Pastor Portia Cavitt harvests collard greens while two women wait at her garden's gate—not out of curiosity, but out of hunger. As grocery prices climb and pantry shelves grow bare, Clair Community Garden in North Omaha has become something far more than a plot of vegetables. It's become a lifeline, a classroom, and a proof that one person with a vision can reshape what's possible in a neighborhood facing real scarcity.
The numbers speak to a deepening crisis. Rising grocery costs are making fresh food a luxury many families can no longer afford, forcing parents to choose between nutrition and rent. For children in North Omaha, access to healthy fruits and vegetables has become genuinely uncertain. Cavitt's answer is direct and rooted in soil: give people—especially young people—the knowledge and the actual produce they need to thrive. "So that people will have access to healthy fruits and vegetables," she says, and every bed of collard greens, tomato plant, and head of kale is an extension of that promise.
During summer months, Cavitt works with North Omaha youth, teaching them hands-on lessons in gardening and nutrition. But the garden's curriculum extends beyond seed depth and watering schedules. Kids learn why eating well matters, how food actually grows, and how to connect those dots in their own lives. Kameron Leeper, a four-year veteran of the garden, sees something irreplaceable in that work. "Teaching the kids how to plant food. It's just a great experience overall," he says—the kind of grounding knowledge that once was ordinary for children and has become rare.

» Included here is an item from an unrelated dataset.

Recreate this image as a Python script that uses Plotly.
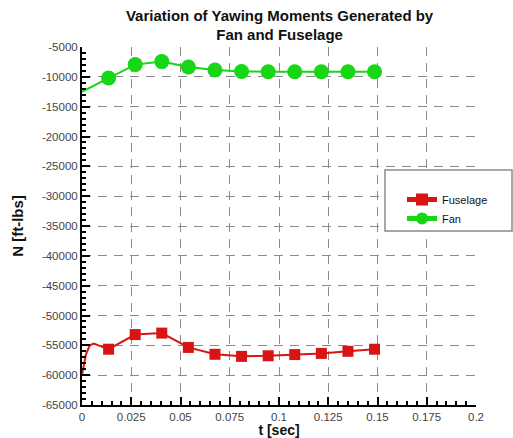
import plotly.graph_objects as go

# Sampled time instants with symbols (s)
t_marked = [0.0135, 0.027, 0.0405, 0.054, 0.0675, 0.081, 0.0945, 0.108, 0.1215, 0.135, 0.1485]
# Yawing moment on the fuselage and the fan (ft-lbs)
fuselage_marked = [-55650, -53200, -52950, -55350, -56500, -56850, -56750, -56550, -56350, -56000, -55650]
fan_marked = [-10200, -7950, -7450, -8350, -8850, -9100, -9150, -9150, -9150, -9150, -9150]

# Start-up transient before the first symbol
t_start_fus = [0.0, 0.001, 0.002, 0.004, 0.006, 0.009, 0.0135]
fuselage_start = [-60000, -58000, -56500, -55000, -54700, -55100, -55650]
t_start_fan = [0.0, 0.007, 0.0135]
fan_start = [-12500, -11350, -10200]

x_ticks = [0, 0.025, 0.05, 0.075, 0.1, 0.125, 0.15, 0.175, 0.2]
x_tick_text = ["0", "0.025", "0.05", "0.075", "0.1", "0.125", "0.15", "0.175", "0.2"]
y_ticks = list(range(-65000, -4999, 5000))
y_tick_text = [str(v) for v in y_ticks]

RED = "#d81414"
GREEN = "#16d616"
FONT = "Liberation Sans, Arial, sans-serif"

fig = go.Figure()
fig.add_trace(go.Scatter(x=t_start_fus, y=fuselage_start, mode="lines",
                         line=dict(color=RED, width=2), showlegend=False, hoverinfo="skip"))
fig.add_trace(go.Scatter(x=t_start_fan, y=fan_start, mode="lines",
                         line=dict(color=GREEN, width=2), showlegend=False, hoverinfo="skip"))
fig.add_trace(go.Scatter(x=t_marked, y=fuselage_marked, mode="lines+markers", name="Fuselage",
                         line=dict(color=RED, width=2),
                         marker=dict(symbol="square", size=11, color=RED)))
fig.add_trace(go.Scatter(x=t_marked, y=fan_marked, mode="lines+markers", name="Fan",
                         line=dict(color=GREEN, width=2),
                         marker=dict(symbol="circle", size=15, color=GREEN)))

# White framed panel behind the legend entries
fig.add_shape(type="rect", xref="paper", yref="paper",
              x0=(385 - 82) / 394, x1=(512 - 82) / 394,
              y0=(405 - 231) / 358, y1=(405 - 170) / 358,
              fillcolor="white", line=dict(color="#8a8a8a", width=1.5), layer="above")

fig.update_layout(
    width=513, height=438,
    margin=dict(l=82, r=37, t=47, b=33),
    paper_bgcolor="white", plot_bgcolor="white",
    font=dict(family=FONT, size=12, color="#222"),
    title=dict(text="<b>Variation of Yawing Moments Generated by<br>Fan and Fuselage</b>",
               x=0.545, xanchor="center", y=0.953, yanchor="top",
               font=dict(family=FONT, size=15, color="#111")),
    legend=dict(x=(402 - 82) / 394, y=(405 - 185) / 358, xanchor="left", yanchor="top",
                bgcolor="rgba(0,0,0,0)", borderwidth=0,
                font=dict(family=FONT, size=11, color="#111"),
                tracegroupgap=0, itemsizing="constant"),
    showlegend=True,
)
fig.update_xaxes(
    range=[0, 0.2], tickvals=x_ticks, ticktext=x_tick_text, automargin=False,
    showgrid=True, gridcolor="#8a8a8a", gridwidth=1, griddash="9px,7px",
    showline=True, linecolor="black", linewidth=2, zeroline=False,
    ticks="inside", ticklen=8, tickcolor="black", tickwidth=2,
    minor=dict(ticks="inside", ticklen=4, tickcolor="black", dtick=0.005, showgrid=False),
    tickfont=dict(family=FONT, size=11.5, color="#444"),
    title=dict(text="<b>t [sec]</b>", font=dict(family=FONT, size=14, color="#111"), standoff=1),
)
fig.update_yaxes(
    range=[-65000, -5000], tickvals=y_ticks, ticktext=y_tick_text, automargin=False,
    showgrid=True, gridcolor="#8a8a8a", gridwidth=1, griddash="9px,7px",
    showline=True, linecolor="black", linewidth=2, zeroline=False,
    ticks="inside", ticklen=8, tickcolor="black", tickwidth=2,
    minor=dict(ticks="inside", ticklen=4, tickcolor="black", dtick=1000, showgrid=False),
    tickfont=dict(family=FONT, size=11.5, color="#444"),
    title=dict(text="<b>N [ft-lbs]</b>", font=dict(family=FONT, size=15, color="#111")),
)

fig.write_html("out.html")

The program's reach extends beyond leafy greens. Kids have planted zucchini, which they harvest and bake into goods to sell—a small but meaningful bridge between production and entrepreneurship. Those summer sales teach something school textbooks can't: that you can grow something, transform it, and exchange it for money. That work has dignity and possibility. It's an education that begins in the dirt and ends with understanding.
When Latasha, a woman living with disability, found her way to the garden's doors, she encountered something unexpected: not bureaucracy or judgment, but people asking how they could help. "And we've been in the line blocks away," she said of the wait at conventional food banks. "But once we got to these doors, it was like, How can we help?" The garden operates its own produce pantry separate from conventional food banks, meeting people where they are without the exhaustion of institutional waiting.
For Latasha, the garden represents something larger than fresh tomatoes and collard greens. "Everyone needs help at this point," she reflected. "I don't care if you're rich, or poor. Everybody needs help. It's community and giving back to each other." In a moment of profound division, Cavitt's garden whispers something radical: that mutual aid isn't charity, but the way we're meant to live. That a neighborhood can feed itself. That kids can learn not just what to eat, but how to grow it, sell it, and offer it to others without shame.
The garden grows fuller each year, and so does its congregation of young people learning to turn soil into sustenance, and neighbors learning they're not alone.